Trumpworld also challenged the disqualification by arguing that the former president has not been convicted of rebellion, insurrection, or any ancillary offenses. In their brief for the court, Trump’s lawyers go even further to argue he did nothing wrong on January 6. “No prosecutor has attempted to charge President Trump with insurrection under 28 U.S.C. § 2383 in the three years since January 6, 2021, despite the relentless and ongoing investigations of President Trump,” they told the justices. “And for good reason: President Trump’s words that day called for peaceful and patriotic protest and respect for law and order.”

This may be the most palatable grounds for the Supreme Court to reject disqualification, even though it is a highly flawed one. The clause’s text does not require conviction and nearly every ex-Confederate was disqualified without legal proceedings. Neither Jefferson Davis nor Robert E. Lee, the two most prominent leaders of the rebellion, ever faced trial for leading a violent uprising that killed hundreds of thousands of Americans. One of the most direct rebuttals to Trumpworld’s claims comes from a group of Capitol Police officers, who filed a brief to urge the court to not accept that argument or a similar First Amendment one. They emphasized the reality of what Trump and his allies stoked three years ago.

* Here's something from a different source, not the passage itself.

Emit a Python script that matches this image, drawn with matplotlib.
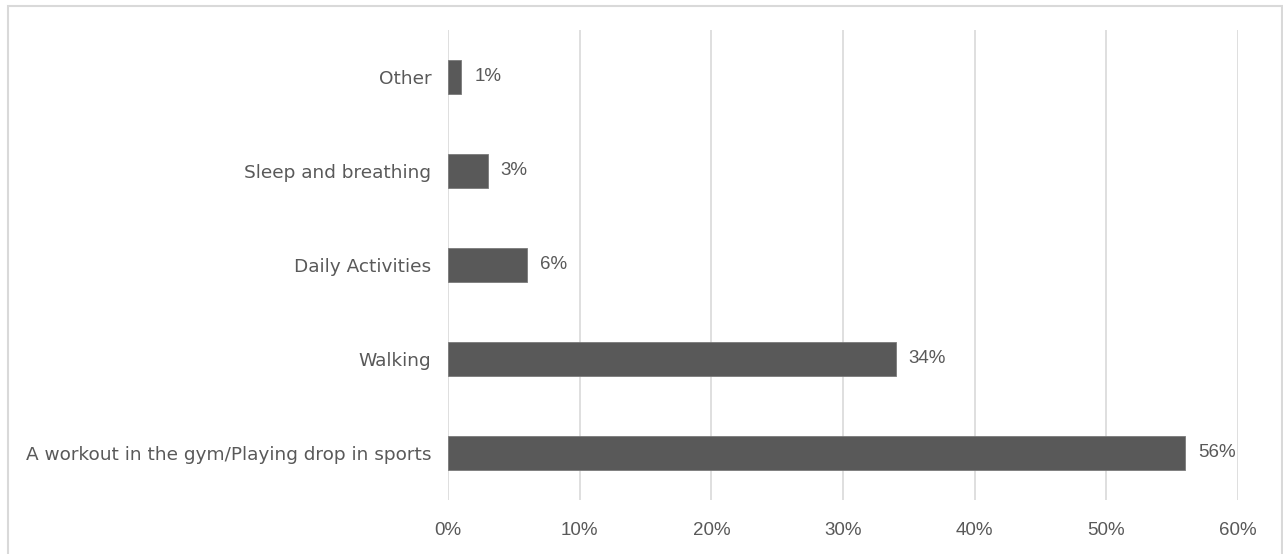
import matplotlib.pyplot as plt
from matplotlib.patches import Rectangle

# activity categories, bottom to top
activities = ['A workout in the gym/Playing drop in sports', 'Walking',
              'Daily Activities', 'Sleep and breathing', 'Other']
shares = [56, 34, 6, 3, 1]
ticks = [0, 10, 20, 30, 40, 50, 60]
tick_labels = ['0%', '10%', '20%', '30%', '40%', '50%', '60%']

plt.rcParams['font.family'] = ['Liberation Sans', 'DejaVu Sans']
grey = '#595959'

fig = plt.figure(figsize=(12.83, 5.54), dpi=100)
# outer frame of the chart area
fig.patches.append(Rectangle((0.006, -0.05), 0.993, 1.04, transform=fig.transFigure,
                             fill=False, edgecolor='#d9d9d9', linewidth=1.5))

ax = fig.add_axes([0.3492, 0.0975, 0.6157, 0.8484])
pos = range(len(activities))
ax.barh(pos, shares, height=0.36, color=grey, edgecolor='#7a7a7a', linewidth=0.6, zorder=3)

for y, v in zip(pos, shares):
    ax.text(v + 1.0, y, f'{v}%', va='center', ha='left', fontsize=13.5, color=grey)

ax.set_xlim(0, 60)
ax.set_ylim(-0.5, 4.5)
ax.set_xticks(ticks)
ax.set_xticklabels(tick_labels, fontsize=13.5, color=grey)
ax.set_yticks(list(pos))
ax.set_yticklabels(activities, fontsize=13.3, color=grey, family='DejaVu Sans')
ax.tick_params(length=0)
ax.tick_params(axis='x', pad=16)
ax.tick_params(axis='y', pad=12)
ax.grid(axis='x', color='#d9d9d9', linewidth=1.2, zorder=0)
for s in ax.spines.values():
    s.set_visible(False)

fig.savefig('out.png', dpi=100)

“Mr. Trump’s January 6 speech bears all the hallmarks of incitement,” they argued. “Starting with the lead-up to January 6, Mr. Trump had already stoked feelings of distrust and anger among his supporters with respect to the legitimacy of the 2020 presidential election. Before and after the 2020 election, Mr. Trump told his supporters that the only way he could lose ‘is if the election is rigged.’ He claimed that Democrats had stolen the election from him, and that the results were ‘a fraud on the American public.’ It is against this backdrop that Mr. Trump invited his followers to Washington, D.C., on January 6, exhorting them to ‘be there’ because it ‘will be wild.’”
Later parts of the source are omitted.